When they say "Audited % Payout" they mean the actual statistic of wins and losses, not a target percentage. Like any other audit, it's something checked after the fact. With every prize a different size, shape, and wholesale price, the operator doesn't know the final win percentage until after a certain number of actual attempts by real customers.
You are still correct in part... some games have a fixed claw strength which is expected to drop a certain number of prizes, particularly those not picked up correctly. Sadly, in the USA I'm seeing more and more of a different type (mostly imported from Asia) in which the operator sets the number of wins (1 in 20, e.g.) and the claw stays strong only after 20 failures. With US manufacturers importing and selling these alongside their own product, it's hard to know what you can trust.
—The preceding unsigned comment was added by 70.129.221.102 (talk • contribs) 20:08, March 27, 2006 (UTC)

[edit] Stub?

This Article is a Stub? —The preceding unsigned comment was added by 4.142.234.138 (talk • contribs) 00:29, July 7, 2005 (UTC)

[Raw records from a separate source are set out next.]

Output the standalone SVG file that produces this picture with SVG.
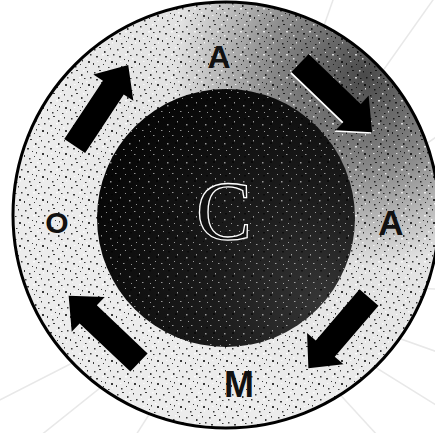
<svg xmlns="http://www.w3.org/2000/svg" width="435" height="433" viewBox="0 0 435 433">
  <style>
    .lbl { font-family: "Liberation Sans", Arial, sans-serif; font-weight: bold; fill: #111; text-anchor: middle; }
    .ray { stroke: #e8e8e8; stroke-width: 1.5; fill: none; }
    .arr { fill: #000; }
  </style>
  <defs>
    <radialGradient id="ringGrad" gradientUnits="userSpaceOnUse" cx="365" cy="75" r="320">
      <stop offset="0" stop-color="#4a4a4a"/>
      <stop offset="0.3" stop-color="#8a8a8a"/>
      <stop offset="0.6" stop-color="#e2e2e2"/>
      <stop offset="1" stop-color="#ececec"/>
    </radialGradient>
    <radialGradient id="coreGrad" gradientUnits="userSpaceOnUse" cx="320" cy="300" r="260">
      <stop offset="0" stop-color="#353535"/>
      <stop offset="0.4" stop-color="#1c1c1c"/>
      <stop offset="1" stop-color="#050505"/>
    </radialGradient>
    <pattern id="speckB" width="23" height="23" patternUnits="userSpaceOnUse">
      <rect x="2" y="3" width="1.5" height="1.5" fill="#000"/>
      <rect x="7" y="1" width="2" height="1" fill="#000"/>
      <rect x="12" y="5" width="1.5" height="2" fill="#000"/>
      <rect x="18" y="2" width="1" height="1.5" fill="#000"/>
      <rect x="21" y="8" width="1.5" height="1.5" fill="#000"/>
      <rect x="4" y="10" width="2" height="1.5" fill="#000"/>
      <rect x="9" y="13" width="1" height="1" fill="#000"/>
      <rect x="15" y="9" width="1.5" height="1" fill="#000"/>
      <rect x="19" y="15" width="2" height="2" fill="#000"/>
      <rect x="1" y="17" width="1" height="2" fill="#000"/>
      <rect x="6" y="20" width="1.5" height="1.5" fill="#000"/>
      <rect x="11" y="18" width="1" height="1" fill="#000"/>
      <rect x="16" y="21" width="1.5" height="1" fill="#000"/>
      <rect x="13" y="14" width="1" height="1.5" fill="#000"/>
      <rect x="3" y="6" width="1" height="1" fill="#fff"/>
      <rect x="10" y="8" width="2" height="1.5" fill="#fff"/>
      <rect x="17" y="12" width="1.5" height="1.5" fill="#fff"/>
      <rect x="5" y="15" width="1.5" height="1" fill="#fff"/>
      <rect x="20" y="19" width="1" height="1.5" fill="#fff"/>
      <rect x="14" y="1" width="1.5" height="1.5" fill="#fff"/>
    </pattern>
    <pattern id="speckW" width="19" height="19" patternUnits="userSpaceOnUse">
      <rect x="1" y="2" width="1.5" height="1" fill="#fff"/>
      <rect x="6" y="7" width="1" height="1.5" fill="#fff"/>
      <rect x="11" y="3" width="1" height="1" fill="#fff"/>
      <rect x="15" y="10" width="1.5" height="1.5" fill="#fff"/>
      <rect x="3" y="14" width="1" height="1" fill="#fff"/>
      <rect x="9" y="16" width="1.5" height="1" fill="#fff"/>
      <rect x="17" y="17" width="1" height="1" fill="#fff"/>
      <rect x="13" y="13" width="1" height="1" fill="#000"/>
      <rect x="4" y="9" width="2" height="2" fill="#000"/>
      <rect x="16" y="4" width="2" height="1.5" fill="#000"/>
    </pattern>
    <polygon id="arrow" points="0,-12.5 70,-12.5 70,-24 97,0 70,24 70,12.5 0,12.5"/>
  </defs>

  <rect width="435" height="433" fill="#fff"/>

  <g id="background">
    <line class="ray" x1="235" y1="280" x2="-20" y2="410"/>
    <line class="ray" x1="235" y1="280" x2="10" y2="460"/>
    <line class="ray" x1="235" y1="280" x2="120" y2="460"/>
    <line class="ray" x1="235" y1="280" x2="460" y2="420"/>
    <line class="ray" x1="235" y1="280" x2="460" y2="360"/>
    <line class="ray" x1="235" y1="280" x2="400" y2="460"/>
    <line class="ray" x1="235" y1="280" x2="460" y2="290"/>
    <line class="ray" x1="235" y1="280" x2="460" y2="120"/>
    <line class="ray" x1="235" y1="280" x2="440" y2="-10"/>
    <line class="ray" x1="235" y1="280" x2="340" y2="-20"/>
  </g>

  <g id="ring">
    <circle cx="226" cy="215" r="213" fill="url(#ringGrad)"/>
    <circle cx="226" cy="215" r="213" fill="url(#speckB)" opacity="0.75"/>
    <circle cx="226" cy="215" r="213" fill="none" stroke="#000" stroke-width="3"/>
  </g>

  <g id="core">
    <circle cx="226" cy="218" r="129" fill="url(#coreGrad)"/>
    <circle cx="226" cy="218" r="129" fill="url(#speckW)" opacity="0.55"/>
  </g>

  <g id="connectors">
    <use href="#arrow" class="arr" transform="translate(74.7,146) rotate(-56.5)"/>
    <use href="#arrow" fill="#fff" transform="translate(299,64.5) rotate(43.8) scale(1.03,1)"/>
    <use href="#arrow" class="arr" transform="translate(300,63) rotate(43.8) scale(1.03,1)"/>
    <use href="#arrow" class="arr" transform="translate(369,297.5) rotate(130.6) scale(0.96,1)"/>
    <use href="#arrow" class="arr" transform="translate(139,362.5) rotate(-136.5)"/>
  </g>

  <g id="node-C">
    <text x="224" y="240" font-family="'Liberation Serif', 'Times New Roman', serif" font-size="84" text-anchor="middle" fill="#111" stroke="#fff" stroke-width="1.3">C</text>
  </g>
  <g id="node-A-top">
    <text class="lbl" x="219" y="68" font-size="32">A</text>
  </g>
  <g id="node-A-right">
    <text class="lbl" x="391" y="235" font-size="35">A</text>
  </g>
  <g id="node-M">
    <text class="lbl" x="239" y="397" font-size="36">M</text>
  </g>
  <g id="node-O">
    <text class="lbl" x="57" y="233" font-size="30">O</text>
  </g>
</svg>
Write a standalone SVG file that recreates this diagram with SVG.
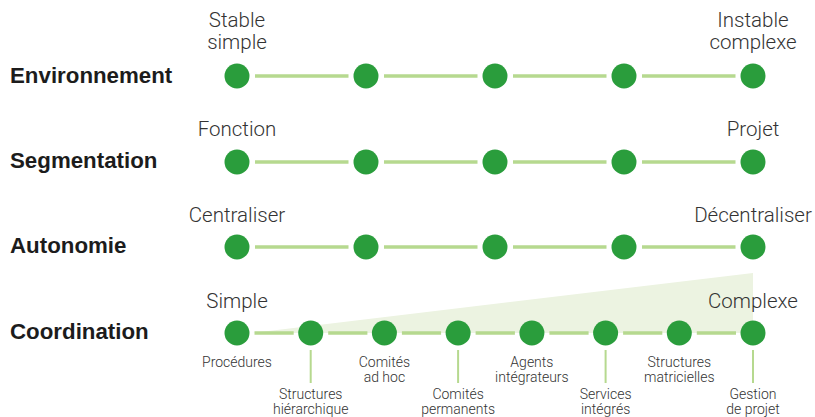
<svg xmlns="http://www.w3.org/2000/svg" width="815" height="417" viewBox="0 0 815 417">
  <style>
    .dot { fill: #2a9d3c; }
    .link { stroke: #b6d98f; stroke-width: 3.5; fill: none; }
    .tick { stroke: #b6d98f; stroke-width: 2; fill: none; }
    .axis { font-family: "Liberation Sans", Arial, sans-serif; font-weight: bold; font-size: 22.3px; fill: #1c1c1c; }
    .end { font-family: Roboto, "Liberation Sans", sans-serif; font-weight: 300; font-size: 20.5px; fill: #333333; text-anchor: middle; }
    .small { font-family: Roboto, "Liberation Sans", sans-serif; font-weight: 300; font-size: 14px; fill: #333333; text-anchor: middle; }
  </style>
  <rect width="815" height="417" fill="#ffffff"/>

  <!-- complexity wedge behind the coordination scale -->
  <polygon id="wedge" points="252,333 753,273 753,333" fill="#ecf3e1"/>

  <!-- row titles -->
  <g id="titles">
    <text class="axis" x="10" y="83">Environnement</text>
    <text class="axis" x="10" y="168">Segmentation</text>
    <text class="axis" x="10" y="253">Autonomie</text>
    <text class="axis" x="10" y="339">Coordination</text>
  </g>

  <!-- scale end labels -->
  <g id="scale-labels">
    <text class="end" x="237" y="27">Stable</text>
    <text class="end" x="237" y="49">simple</text>
    <text class="end" x="753" y="27">Instable</text>
    <text class="end" x="753" y="49">complexe</text>
    <text class="end" x="237" y="136">Fonction</text>
    <text class="end" x="753" y="136">Projet</text>
    <text class="end" x="237" y="222">Centraliser</text>
    <text class="end" x="753" y="222">Décentraliser</text>
    <text class="end" x="237" y="308">Simple</text>
    <text class="end" x="753" y="308">Complexe</text>
  </g>

  <!-- connectors -->
  <g id="connectors">
    <!-- Environnement -->
    <line class="link" x1="255" y1="76" x2="348.5" y2="76"/>
    <line class="link" x1="384" y1="76" x2="477.5" y2="76"/>
    <line class="link" x1="513" y1="76" x2="606.5" y2="76"/>
    <line class="link" x1="642" y1="76" x2="735.5" y2="76"/>
    <!-- Segmentation -->
    <line class="link" x1="255" y1="162" x2="348.5" y2="162"/>
    <line class="link" x1="384" y1="162" x2="477.5" y2="162"/>
    <line class="link" x1="513" y1="162" x2="606.5" y2="162"/>
    <line class="link" x1="642" y1="162" x2="735.5" y2="162"/>
    <!-- Autonomie -->
    <line class="link" x1="255" y1="247" x2="348.5" y2="247"/>
    <line class="link" x1="384" y1="247" x2="477.5" y2="247"/>
    <line class="link" x1="513" y1="247" x2="606.5" y2="247"/>
    <line class="link" x1="642" y1="247" x2="735.5" y2="247"/>
    <!-- Coordination -->
    <line class="link" x1="254.5" y1="333" x2="293.7" y2="333"/>
    <line class="link" x1="328.2" y1="333" x2="367.4" y2="333"/>
    <line class="link" x1="401.9" y1="333" x2="441.1" y2="333"/>
    <line class="link" x1="475.6" y1="333" x2="514.9" y2="333"/>
    <line class="link" x1="549.4" y1="333" x2="588.6" y2="333"/>
    <line class="link" x1="623.1" y1="333" x2="662.3" y2="333"/>
    <line class="link" x1="696.8" y1="333" x2="736" y2="333"/>
    <!-- label leaders -->
    <line class="tick" x1="310.7" y1="350" x2="310.7" y2="383"/>
    <line class="tick" x1="458.1" y1="350" x2="458.1" y2="383"/>
    <line class="tick" x1="605.6" y1="350" x2="605.6" y2="383"/>
    <line class="tick" x1="753" y1="350" x2="753" y2="383"/>
  </g>

  <!-- Environnement scale -->
  <g id="env-1"><circle class="dot" cx="237" cy="76" r="12.5"/></g>
  <g id="env-2"><circle class="dot" cx="366" cy="76" r="12.5"/></g>
  <g id="env-3"><circle class="dot" cx="495" cy="76" r="12.5"/></g>
  <g id="env-4"><circle class="dot" cx="624" cy="76" r="12.5"/></g>
  <g id="env-5"><circle class="dot" cx="753" cy="76" r="12.5"/></g>

  <!-- Segmentation scale -->
  <g id="seg-1"><circle class="dot" cx="237" cy="162" r="12.5"/></g>
  <g id="seg-2"><circle class="dot" cx="366" cy="162" r="12.5"/></g>
  <g id="seg-3"><circle class="dot" cx="495" cy="162" r="12.5"/></g>
  <g id="seg-4"><circle class="dot" cx="624" cy="162" r="12.5"/></g>
  <g id="seg-5"><circle class="dot" cx="753" cy="162" r="12.5"/></g>

  <!-- Autonomie scale -->
  <g id="aut-1"><circle class="dot" cx="237" cy="247" r="12.5"/></g>
  <g id="aut-2"><circle class="dot" cx="366" cy="247" r="12.5"/></g>
  <g id="aut-3"><circle class="dot" cx="495" cy="247" r="12.5"/></g>
  <g id="aut-4"><circle class="dot" cx="624" cy="247" r="12.5"/></g>
  <g id="aut-5"><circle class="dot" cx="753" cy="247" r="12.5"/></g>

  <!-- Coordination scale -->
  <g id="coord-procedures">
    <circle class="dot" cx="237" cy="333" r="12.5"/>
    <text class="small" x="237" y="367">Procédures</text>
  </g>
  <g id="coord-hierarchique">
    <circle class="dot" cx="310.7" cy="333" r="12.5"/>
    <text class="small" x="310.7" y="399">Structures</text>
    <text class="small" x="310.7" y="414">hiérarchique</text>
  </g>
  <g id="coord-adhoc">
    <circle class="dot" cx="384.4" cy="333" r="12.5"/>
    <text class="small" x="384.4" y="367">Comités</text>
    <text class="small" x="384.4" y="382">ad hoc</text>
  </g>
  <g id="coord-permanents">
    <circle class="dot" cx="458.1" cy="333" r="12.5"/>
    <text class="small" x="458.1" y="399">Comités</text>
    <text class="small" x="458.1" y="414">permanents</text>
  </g>
  <g id="coord-agents">
    <circle class="dot" cx="531.9" cy="333" r="12.5"/>
    <text class="small" x="531.9" y="367">Agents</text>
    <text class="small" x="531.9" y="382">intégrateurs</text>
  </g>
  <g id="coord-services">
    <circle class="dot" cx="605.6" cy="333" r="12.5"/>
    <text class="small" x="605.6" y="399">Services</text>
    <text class="small" x="605.6" y="414">intégrés</text>
  </g>
  <g id="coord-matricielles">
    <circle class="dot" cx="679.3" cy="333" r="12.5"/>
    <text class="small" x="679.3" y="367">Structures</text>
    <text class="small" x="679.3" y="382">matricielles</text>
  </g>
  <g id="coord-projet">
    <circle class="dot" cx="753" cy="333" r="12.5"/>
    <text class="small" x="753" y="399">Gestion</text>
    <text class="small" x="753" y="414">de projet</text>
  </g>
</svg>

Not anymore. :) —Lowellian (reply) 22:04, 7 July 2006 (UTC)

[edit] picture

it needs a picture of one —The preceding unsigned comment was added by 207.200.116.131 (talkcontribs) 13:00, October 12, 2005 (UTC)

Now it has one. :) —Lowellian (reply) 22:04, 7 July 2006 (UTC)


[edit] East Asia

Live animals in UFO Catchers in East Asia? Never seen that in Taiwan, China, or Japan. If there is such a thing, I don't think it's such a widespread phenomenon that it requires special mention in an encyclopedia entry! Citation?

[edit] Ew

horrible writing and unencyclopaedic too. *bookmark* Blueaster 20:41, 3 December 2006 (UTC)

[edit] Kids getting stuck in the machine

Maybe someone could do a section about all these kids that have been getting themselves stuck inside the machines...GodSka 19:41, 19 January 2007 (UTC)


[edit] Skill

The game is entirely skill. I am an employee of America's largest supplier of these games, as mentioned in the article, and I can tell you, there is no box that says Grab Power on it, and doles out a prize only one in ten or some such nonsense. Perhaps this is the case overseas, but if you see a machine with my company's logo on it, you can rest assured that is not the case. There is a way to make the claw more or less powerful, but as is mentioned in the article, we have settled on a fair ratio that we can adjust afterwards if necessary. We do not adjust the machine to make people lose, we simply adjust it to make the game more challenging.